Compilation of datasets
Four datasets were compiled including all taxa identified at species level in the tribe Cinchoneae: one created manually and verified through classical taxonomic work, and the other three derived from GBIF under different cleaning and filling schemes: a non‐cleaned dataset, a cleaned dataset and a cleaned dataset with the manual addition of records. For all datasets, infraspecific taxa were treated at the species level, and only georeferenced records were included. Records with strikingly incorrect georeferences (e.g. points on the sea, inverted latitude/longitude, inverted signs) were excluded from all analyses.
Verified dataset (VD)
This dataset was manually compiled through classical taxonomic work. GBIF was not considered during compilation. We attempted to include all the main herbaria in South America (Appendix S1 in Supporting Information) as well as the TROPICOS database at the Missouri Botanical Garden (http://mobot.mobot.org/W3T/Search/vast.html), which is the most comprehensive information resource for the flora of the Andean region (Taylor, 1999). Additionally, new records were digitalized, including new collections made by us during fieldwork in the last three years. Three new species under description were also included (C.M. Taylor, pers. comm. 2015). Cultivated and hybrid specimens were consistently excluded.
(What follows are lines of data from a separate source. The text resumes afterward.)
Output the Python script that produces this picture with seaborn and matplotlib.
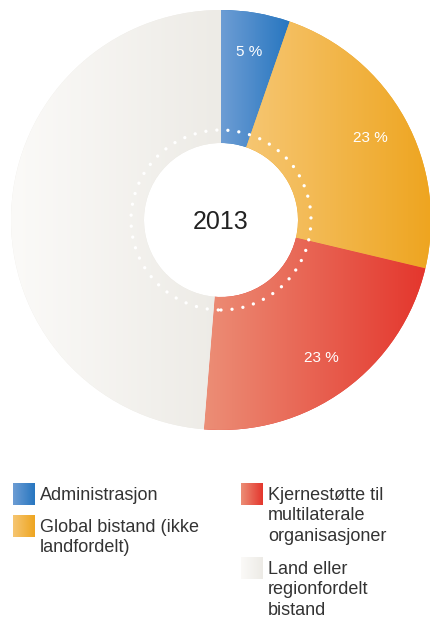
import numpy as np
import matplotlib
matplotlib.use("Agg")
import matplotlib.pyplot as plt
from matplotlib.colors import LinearSegmentedColormap
from matplotlib.patches import Circle
import seaborn as sns

# Bistand 2013 fordelt på kanaler (prosent)
categories = [
    "Administrasjon",
    "Global bistand (ikke\nlandfordelt)",
    "Kjernestøtte til\nmultilaterale\norganisasjoner",
    "Land eller\nregionfordelt\nbistand",
]
shares = [5.3, 23.4, 22.6, 48.7]
year_label = "2013"

# left -> right gradient colours per category
grad_left = ["#6d9dd4", "#f6c672", "#ec8e76", "#fbfaf8"]
grad_right = ["#2776c0", "#eea520", "#e4362d", "#edebe6"]

sns.set_theme(style="white")
plt.rcParams["font.family"] = ["Liberation Sans", "DejaVu Sans"]

W, H = 430, 619
fig = plt.figure(figsize=(W / 100, H / 100), dpi=100)
fig.patch.set_facecolor("white")

# donut axes: centre at (221, 220) px, outer radius 210 px
cx, cy, R = 221, 220, 210
ax = fig.add_axes([(cx - R) / W, (H - cy - R) / H, 2 * R / W, 2 * R / H])
inner = 77 / 210

def gradient_cmap(i):
    return LinearSegmentedColormap.from_list(f"g{i}", [grad_left[i], grad_right[i]])

grad = np.linspace(0, 1, 256).reshape(1, -1)

wedges, texts, autotexts = ax.pie(
    shares,
    startangle=90,
    counterclock=False,
    radius=1,
    colors=[grad_right[i] for i in range(len(shares))],
    autopct=lambda p: f"{p:.0f} %" if p < 40 else "",
    pctdistance=0.81,
    wedgeprops=dict(width=1 - inner, linewidth=0),
    textprops=dict(color="white", fontsize=11),
)

for i, w in enumerate(wedges):
    bb = w.get_path().get_extents()
    im = ax.imshow(
        grad, cmap=gradient_cmap(i), aspect="auto",
        extent=(bb.x0, bb.x1, bb.y0, bb.y1), interpolation="bicubic", zorder=1.5,
    )
    im.set_clip_path(w)

for t in autotexts:
    t.set_zorder(5)

# dotted ring inside the donut
ring = Circle((0, 0), 90 / 210, fill=False, edgecolor="white", linewidth=2.4,
              linestyle=(0, (0.01, 3.3)), zorder=4)
ring.set_capstyle("round")
ax.add_patch(ring)

ax.text(0, -0.01, year_label, ha="center", va="center", fontsize=18, color="#222222",
        zorder=5)
ax.set_xlim(-1, 1)
ax.set_ylim(-1, 1)
ax.set_aspect("equal")
ax.axis("off")

# legend in pixel coordinates
lg = fig.add_axes([0, 0, 1, 1], zorder=-1)
lg.set_xlim(0, W)
lg.set_ylim(H, 0)
lg.axis("off")
sq = 22
legend_pos = [(13, 483), (13, 515), (241, 483), (241, 557)]
for i, (lab, (x, y)) in enumerate(zip(categories, legend_pos)):
    lg.imshow(grad, cmap=gradient_cmap(i), aspect="auto",
              extent=(x, x + sq, y + sq, y), interpolation="bicubic")
    lg.text(x + 27, y + 4, lab, ha="left", va="top", fontsize=13,
            color="#333333", linespacing=1.26)
lg.set_xlim(0, W)
lg.set_ylim(H, 0)

fig.savefig("out.png", dpi=100)
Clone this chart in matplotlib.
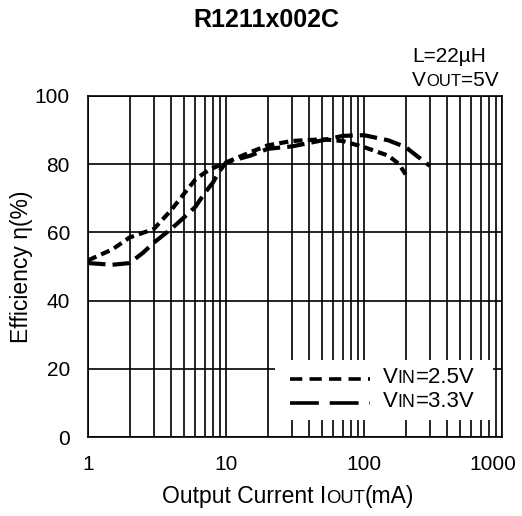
import matplotlib
matplotlib.use('Agg')
from matplotlib import pyplot as plt
from matplotlib.patches import Rectangle
from matplotlib.transforms import ScaledTranslation

plt.rcParams['font.family'] = ['Liberation Sans', 'DejaVu Sans']

# Efficiency curves
iout_25 = [1, 1.5, 2, 3, 4, 5, 6, 7, 8, 10, 15, 20, 30, 50, 70, 100, 150, 180, 200]
eff_25 = [51.8, 55, 58.5, 61, 66.5, 71.5, 75.5, 77.5, 78.8, 80.5, 83.5, 85.5,
          86.8, 87.3, 86.8, 85, 82.5, 80, 77]

iout_33 = [1, 1.5, 2, 2.5, 3, 4, 5, 6, 7, 8, 9, 10, 15, 20, 30, 50, 70, 100,
           150, 200, 300]
eff_33 = [51, 50.5, 51, 54, 57, 61, 64.5, 67.5, 71.5, 74.5, 78, 80.5, 82.5,
          84.5, 85.2, 87, 88.3, 88.5, 87, 85, 79.5]

x_ticks = [1, 10, 100, 1000]
x_tick_labels = ['1', '10', '100', '1000']
y_ticks = [0, 20, 40, 60, 80, 100]

TICK = 15
LAB = 16.5
LAB_SMALL = 13.3
LEG = 16
LEG_SMALL = 12.8

SHORT = (0, (2.2, 1.25))
LONG = (0, (4.2, 1.7))


# Text where some pieces are smaller caps, chained left to right on one baseline
def chain(container, x, y, parts, transform, zorder=3):
    s0, size0 = parts[0]
    t = container.text(x, y, s0, fontsize=size0, va='baseline', ha='left',
                       transform=transform, zorder=zorder)
    prev = t
    prev_size = size0
    for s, size in parts[1:]:
        off = 0.21 * (prev_size - size)
        prev = plt.annotate(s, xy=(1, 0), xycoords=prev, xytext=(0, off),
                            textcoords='offset points', fontsize=size,
                            va='bottom', ha='left', zorder=zorder,
                            annotation_clip=False)
        prev_size = size
    return t


fig = plt.figure(figsize=(5.22, 5.16), dpi=100)
ax = fig.add_axes([0.1686, 0.1531, 0.7931, 0.6609])

ax.set_xscale('log')
ax.set_xlim(1, 1000)
ax.set_ylim(0, 100)

ax.plot(iout_25, eff_25, color='black', lw=3.0, linestyle=SHORT, zorder=3)
ax.plot(iout_33, eff_33, color='black', lw=3.0, linestyle=LONG, zorder=3)

ax.set_xticks(x_ticks)
ax.set_xticklabels(x_tick_labels)
ax.set_yticks(y_ticks)
ax.tick_params(axis='both', which='both', length=0, labelsize=TICK)
ax.tick_params(axis='x', pad=13)
ax.tick_params(axis='y', pad=13)
# last x label sits a bit inside the figure edge
last = ax.get_xticklabels()[-1]
last.set_transform(last.get_transform() + ScaledTranslation(-9 / 100, 0, fig.dpi_scale_trans))
ax.grid(True, which='both', color='black', lw=1.2)
for sp in ax.spines.values():
    sp.set_linewidth(1.2)

ax.set_ylabel('Efficiency η(%)', fontsize=LAB)
ax.yaxis.set_label_coords(-0.133, 0.5)

# legend box drawn by hand so the labels can use small caps
ax.add_patch(Rectangle((0.452, 0.05), 0.526, 0.176, transform=ax.transAxes,
                       facecolor='white', edgecolor='none', zorder=4))
ax.plot([0.488, 0.681], [0.170, 0.170], transform=ax.transAxes, color='black',
        lw=2.6, linestyle=(0, (3.4, 2.0)), zorder=5)
ax.plot([0.488, 0.681], [0.0997, 0.0997], transform=ax.transAxes,
        color='black', lw=2.6, linestyle=(0, (8.0, 3.0)), zorder=5)
chain(ax, 0.712, 0.158, [('V', LEG), ('IN', LEG_SMALL), ('=2.5V', LEG)],
      ax.transAxes, zorder=6)
chain(ax, 0.712, 0.088, [('V', LEG), ('IN', LEG_SMALL), ('=3.3V', LEG)],
      ax.transAxes, zorder=6)

# title and conditions
fig.text(266 / 522, 1 - 20 / 516, 'R1211x002C', fontsize=18, weight='bold',
         ha='center', va='center')
fig.text(412 / 522, (516 - 62) / 516, 'L=22µH', fontsize=15,
         ha='left', va='baseline')
chain(fig, 412 / 522, (516 - 86) / 516,
      [('V', 15), ('OUT', 12), ('=5V', 15)], fig.transFigure)

# x label with small caps
chain(fig, 162 / 522, (516 - 503) / 516,
      [('Output Current I', LAB), ('OUT', LAB_SMALL), ('(mA)', LAB)],
      fig.transFigure)

plt.savefig('out.png', dpi=100)
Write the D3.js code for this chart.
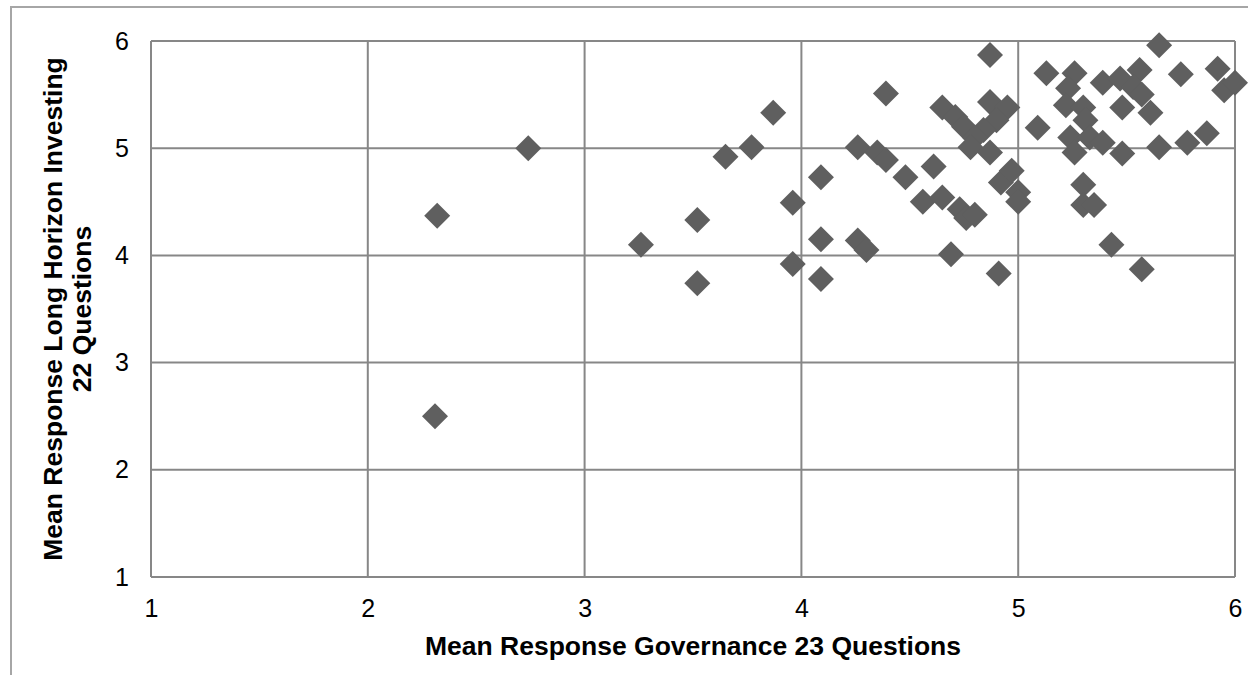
<!DOCTYPE html>
<html>
<head>
<meta charset="utf-8">
<script src="https://cdn.jsdelivr.net/npm/d3@7/dist/d3.min.js"></script>
<style>
  html, body { margin: 0; padding: 0; background: #fff; }
  svg { display: block; font-family: "Liberation Sans", Arial, sans-serif; }
</style>
</head>
<body>
<svg id="chart"></svg>
<script>
// Mean response per respondent: governance (x) vs long horizon investing (y)
const governance = [
  2.32, 2.31, 2.74, 3.26, 3.52, 3.52, 3.65, 3.77, 3.87, 3.96,
  3.96, 4.09, 4.09, 4.09, 4.26, 4.26, 4.30, 4.39, 4.35, 4.39,
  4.48, 4.61, 4.56, 4.65, 4.73, 4.76, 4.80, 4.69, 4.91, 4.87,
  4.65, 4.71, 4.75, 4.87, 4.95, 4.90, 4.84, 4.80, 4.78, 4.87,
  4.92, 4.97, 5.00, 5.00, 5.09, 5.13, 5.26, 5.23, 5.22, 5.30,
  5.31, 5.24, 5.26, 5.33, 5.39, 5.48, 5.30, 5.30, 5.35, 5.43,
  5.57, 5.39, 5.47, 5.56, 5.53, 5.57, 5.48, 5.61, 5.65, 5.75,
  5.92, 5.95, 6.00, 5.65, 5.78, 5.87
];
const longHorizon = [
  4.37, 2.50, 5.00, 4.10, 4.33, 3.74, 4.92, 5.01, 5.33, 4.49,
  3.92, 4.73, 4.15, 3.78, 5.01, 4.14, 4.05, 5.51, 4.96, 4.89,
  4.73, 4.83, 4.50, 4.54, 4.43, 4.35, 4.38, 4.01, 3.83, 5.87,
  5.38, 5.29, 5.20, 5.43, 5.38, 5.26, 5.17, 5.10, 5.01, 4.96,
  4.68, 4.79, 4.59, 4.50, 5.19, 5.70, 5.70, 5.56, 5.40, 5.38,
  5.26, 5.10, 4.96, 5.10, 5.05, 4.95, 4.66, 4.47, 4.47, 4.10,
  3.87, 5.61, 5.65, 5.73, 5.57, 5.50, 5.38, 5.33, 5.96, 5.69,
  5.74, 5.54, 5.61, 5.01, 5.05, 5.14
];
const xTicks = [1, 2, 3, 4, 5, 6];
const yTicks = [1, 2, 3, 4, 5, 6];
const xTitle = 'Mean Response Governance 23 Questions';
const yTitle = ['Mean Response Long Horizon Investing', '22 Questions'];

const width = 1248, height = 675;
const plot = { left: 151, top: 41, right: 1235, bottom: 577 };
const gridColor = '#878787';
const markColor = '#5f5f5f';
const tickSize = 25;
const titleSize = 26.5;

const svg = d3.select('#chart').attr('width', width).attr('height', height);

// chart frame (runs off the right and bottom edges like the original)
svg.append('rect')
  .attr('x', 11).attr('y', 7)
  .attr('width', 1400).attr('height', 900)
  .attr('fill', 'none')
  .attr('stroke', '#a6a6a6')
  .attr('stroke-width', 2);

const x = d3.scaleLinear().domain([1, 6]).range([plot.left, plot.right]);
const y = d3.scaleLinear().domain([1, 6]).range([plot.bottom, plot.top]);

// gridlines
const grid = svg.append('g').attr('class', 'grid');
grid.selectAll('line.v').data(xTicks).enter().append('line')
  .attr('x1', d => x(d)).attr('x2', d => x(d))
  .attr('y1', plot.top).attr('y2', plot.bottom)
  .attr('stroke', gridColor).attr('stroke-width', 2);
grid.selectAll('line.h').data(yTicks).enter().append('line')
  .attr('x1', plot.left).attr('x2', plot.right)
  .attr('y1', d => y(d)).attr('y2', d => y(d))
  .attr('stroke', gridColor).attr('stroke-width', 2);

// axes (labels only, lines come from the grid)
const xAxis = svg.append('g')
  .attr('transform', `translate(0,${plot.bottom})`)
  .call(d3.axisBottom(x).tickValues(xTicks).tickSize(0).tickPadding(22).tickFormat(d3.format('d')));
const yAxis = svg.append('g')
  .attr('transform', `translate(${plot.left},0)`)
  .call(d3.axisLeft(y).tickValues(yTicks).tickSize(0).tickPadding(22).tickFormat(d3.format('d')));
[xAxis, yAxis].forEach(a => {
  a.select('.domain').remove();
  a.attr('font-size', tickSize).attr('font-family', null);
  a.selectAll('text').attr('fill', '#000');
});

// diamonds
const half = 13;
svg.append('g').attr('class', 'points')
  .selectAll('path')
  .data(governance.map((g, i) => ({ gx: g, ly: longHorizon[i] })))
  .enter().append('path')
  .attr('d', d => {
    const cx = x(d.gx), cy = y(d.ly);
    return `M${cx},${cy - half}L${cx + half},${cy}L${cx},${cy + half}L${cx - half},${cy}Z`;
  })
  .attr('fill', markColor);

// axis titles
svg.append('text')
  .attr('x', (plot.left + plot.right) / 2)
  .attr('y', 655)
  .attr('text-anchor', 'middle')
  .attr('font-size', titleSize)
  .attr('font-weight', 'bold')
  .text(xTitle);

const yt = svg.append('text')
  .attr('transform', `translate(62,${(plot.top + plot.bottom) / 2}) rotate(-90)`)
  .attr('text-anchor', 'middle')
  .attr('font-size', titleSize)
  .attr('font-weight', 'bold');
yTitle.forEach((line, i) => {
  yt.append('tspan').attr('x', 0).attr('dy', i === 0 ? 0 : 29).text(line);
});
</script>
</body>
</html>
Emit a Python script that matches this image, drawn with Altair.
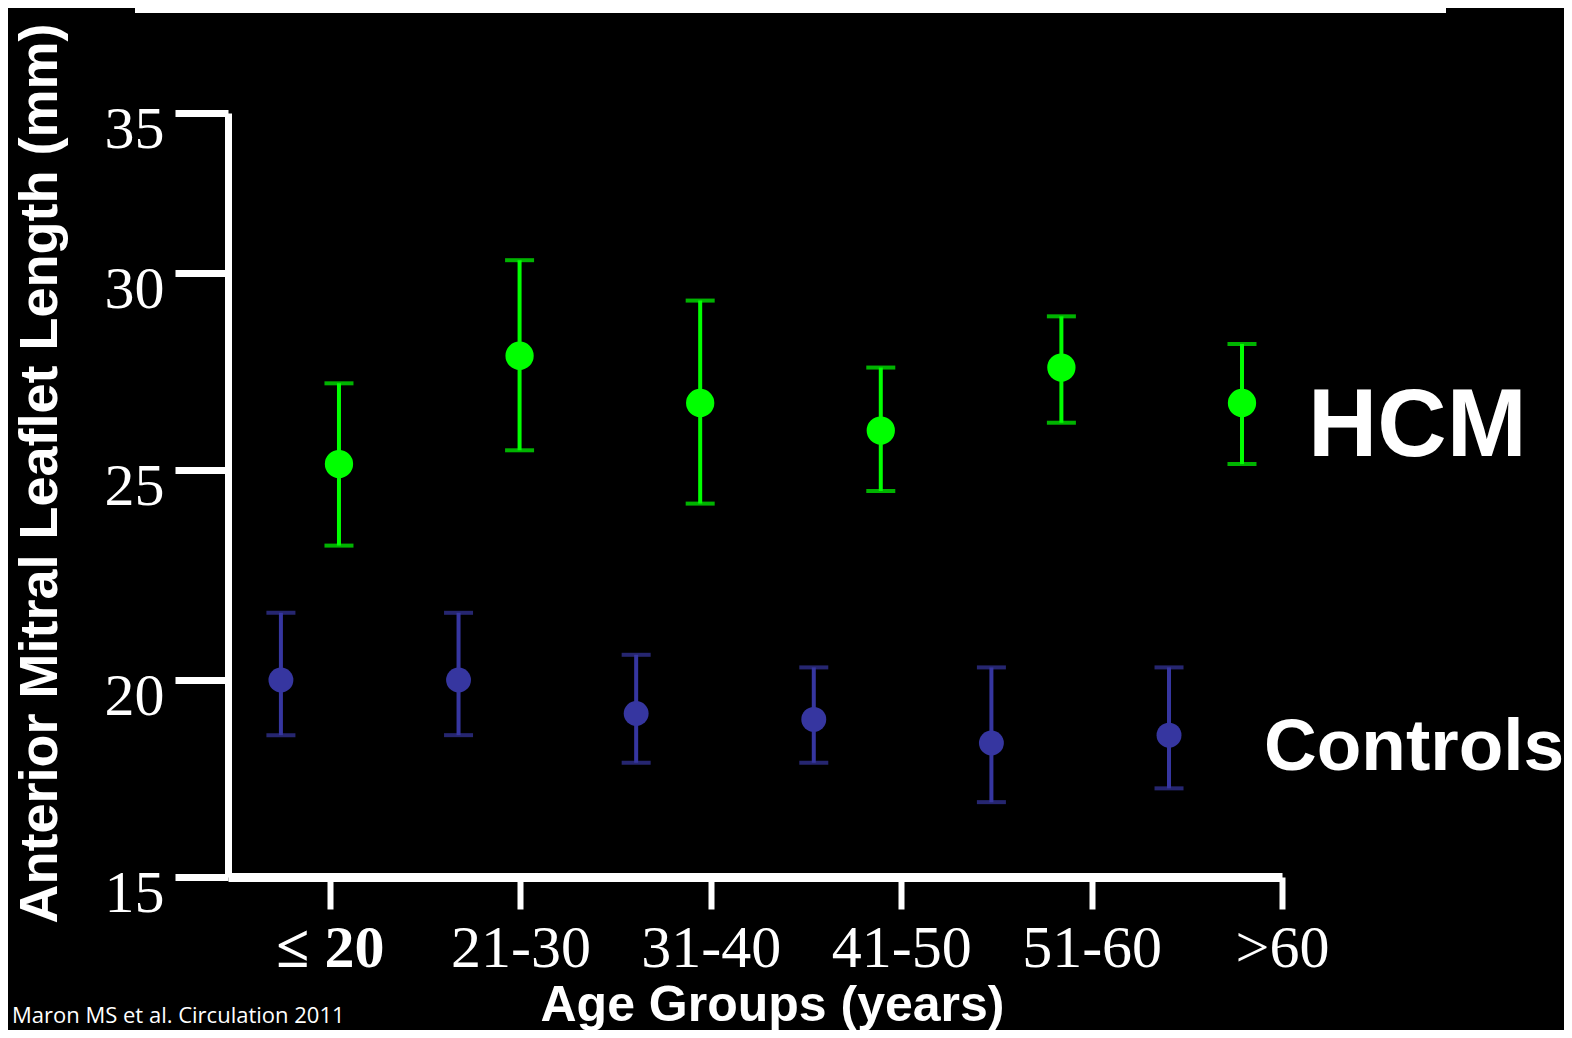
import altair as alt
import pandas as pd

# ---- data ----
age_groups = ["≤ 20", "21-30", "31-40", "41-50", "51-60", ">60"]
hcm_mean = [25.15, 27.9, 26.7, 26.0, 27.6, 26.7]
hcm_low = [23.2, 25.5, 24.2, 24.5, 26.2, 25.15]
hcm_high = [27.2, 30.4, 29.3, 27.6, 28.9, 28.2]
ctrl_mean = [20.0, 20.0, 19.15, 19.0, 18.4, 18.6]
ctrl_low = [18.6, 18.6, 17.9, 17.9, 16.9, 17.25]
ctrl_high = [21.6, 21.6, 20.6, 20.3, 20.3, 20.3]
y_ticks = [15, 20, 25, 30, 35]
citation = "Maron MS et al. Circulation 2011"

GREEN = "#00FF00"
BLUE = "#3636A0"
WHITE = "white"

hcm_df = pd.DataFrame({"age": age_groups, "mean": hcm_mean, "low": hcm_low,
                       "high": hcm_high, "group": "HCM"})
ctrl_df = pd.DataFrame({"age": age_groups, "mean": ctrl_mean, "low": ctrl_low,
                        "high": ctrl_high, "group": "Controls"})

W, H = 1054, 764

# the original axis has uneven tick spacing: piecewise linear scale
yscale = alt.Scale(domain=y_ticks, range=[H, 567, 357, 160, 0])
yaxis = alt.Axis(
    values=y_ticks, grid=False,
    title="Anterior Mitral Leaflet Length (mm)",
    titleFont="Liberation Sans", titleFontWeight="bold", titleFontSize=54,
    titleColor=WHITE, titleAngle=-90, titleX=-172, titleY=360,
    titleAlign="center", titleBaseline="alphabetic",
    labelFont="Liberation Serif", labelFontSize=60, labelColor=WHITE,
    labelPadding=11, labelOffset=16,
    tickSize=53, tickWidth=7, tickColor=WHITE,
    domainColor=WHITE, domainWidth=7,
)


def yenc(field):
    return alt.Y(f"{field}:Q", scale=yscale, axis=yaxis)


# axis layer (carries the category axis)
axis_layer = alt.Chart(hcm_df).mark_point(opacity=0).encode(
    x=alt.X("age:N", sort=age_groups,
            scale=alt.Scale(type="point", padding=0.268, align=1),
            axis=alt.Axis(
                title="Age Groups (years)", titleFont="Liberation Sans",
                titleFontWeight="bold", titleFontSize=50, titleColor=WHITE,
                titleX=544, titleY=143, titleAlign="center",
                titleBaseline="alphabetic",
                labelFont="Liberation Serif", labelFontSize=60,
                labelColor=WHITE, labelAngle=0, labelPadding=10,
                labelFontWeight={"condition": {"test": "datum.value === '≤ 20'",
                                               "value": "bold"},
                                 "value": "normal"},
                tickSize=32, tickWidth=6, tickColor=WHITE,
                domainColor=WHITE, domainWidth=9,
            )),
    y=yenc("mean"),
)


def series_layer(df, color, padding, align, pt_size, label_size, dx, dy):
    base = alt.Chart(df).encode(
        x=alt.X("age:N", sort=age_groups,
                scale=alt.Scale(type="point", padding=padding, align=align),
                axis=None)
    )
    rule = base.mark_rule(color=color, strokeWidth=4).encode(
        y=yenc("low"), y2="high:Q")
    cap_lo = base.mark_tick(color=color, size=29, thickness=4,
                            orient="horizontal").encode(y=yenc("low"))
    cap_hi = base.mark_tick(color=color, size=29, thickness=4,
                            orient="horizontal").encode(y=yenc("high"))
    pts = base.mark_point(filled=True, opacity=1, shape="circle",
                          size=pt_size, color=color).encode(y=yenc("mean"))
    label = base.transform_filter(alt.datum.age == age_groups[-1]).mark_text(
        font="Liberation Sans", fontWeight="bold", fontSize=label_size,
        color=WHITE, align="left", baseline="middle", dx=dx, dy=dy,
    ).encode(y=yenc("mean"), text="group:N")
    return alt.layer(rule, cap_lo, cap_hi, pts, label)


hcm_layer = series_layer(hcm_df, GREEN, 0.418, 0.735, 800, 96, 66, 24)
ctrl_layer = series_layer(ctrl_df, BLUE, 0.467, 0.319, 620, 73, 95, 13)

deco_df = pd.DataFrame({"note": [citation]})
top_line = alt.Chart(deco_df).mark_rule(color=WHITE, strokeWidth=7).encode(
    x=alt.value(-93), x2=alt.value(1218), y=alt.value(-103.5))
cite = alt.Chart(deco_df).mark_text(
    font="Open Sans", fontSize=22, color=WHITE, align="left",
    baseline="alphabetic"
).encode(x=alt.value(-216), y=alt.value(146 + H), text="note:N")

chart = alt.layer(axis_layer, hcm_layer, ctrl_layer, top_line, cite).resolve_scale(
    x="independent"
).properties(
    width=W, height=H,
    padding={"left": 220, "top": 105, "right": 282, "bottom": 153},
    autosize=alt.AutoSizeParams(type="none"),
    background="black",
).configure_view(strokeWidth=0)

chart.save("out.html", embed_options={"renderer": "svg", "actions": False})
Synonyms were checked in The Plant List portal (http://www.theplantlist.org, accessed 15 May 2014) to ensure that all records were assigned with an accepted name (Appendix S2). Numerous specimens with non‐reliable identification were detected, e.g. duplicates of the same collection that were identified with different names in different herbaria. To validate species identity, a taxonomic check was carried out at the Missouri Botanical Garden's Herbarium (which holds one of the largest curated collections for the group), by comparing specimens with their respective types and protologues (see Appendix S3 for a list of the main references used). Because not all specimens were readily available for validation, we decided to remove specimens not identified by taxonomists working on Cinchoneae. For specimens without georeferences but with an accurate description of the collection locality, a coordinate was assigned using Google Earth (V 7.1.2.2041, 2014).
GBIF non‐cleaned dataset (‘GBIF’)
All available species records for tribe Cinchoneae were downloaded from GBIF (on 1 July 2014). Only records without ‘known georeference issues’ (an alternative in the data portal) were selected. The search was made for each genus separately.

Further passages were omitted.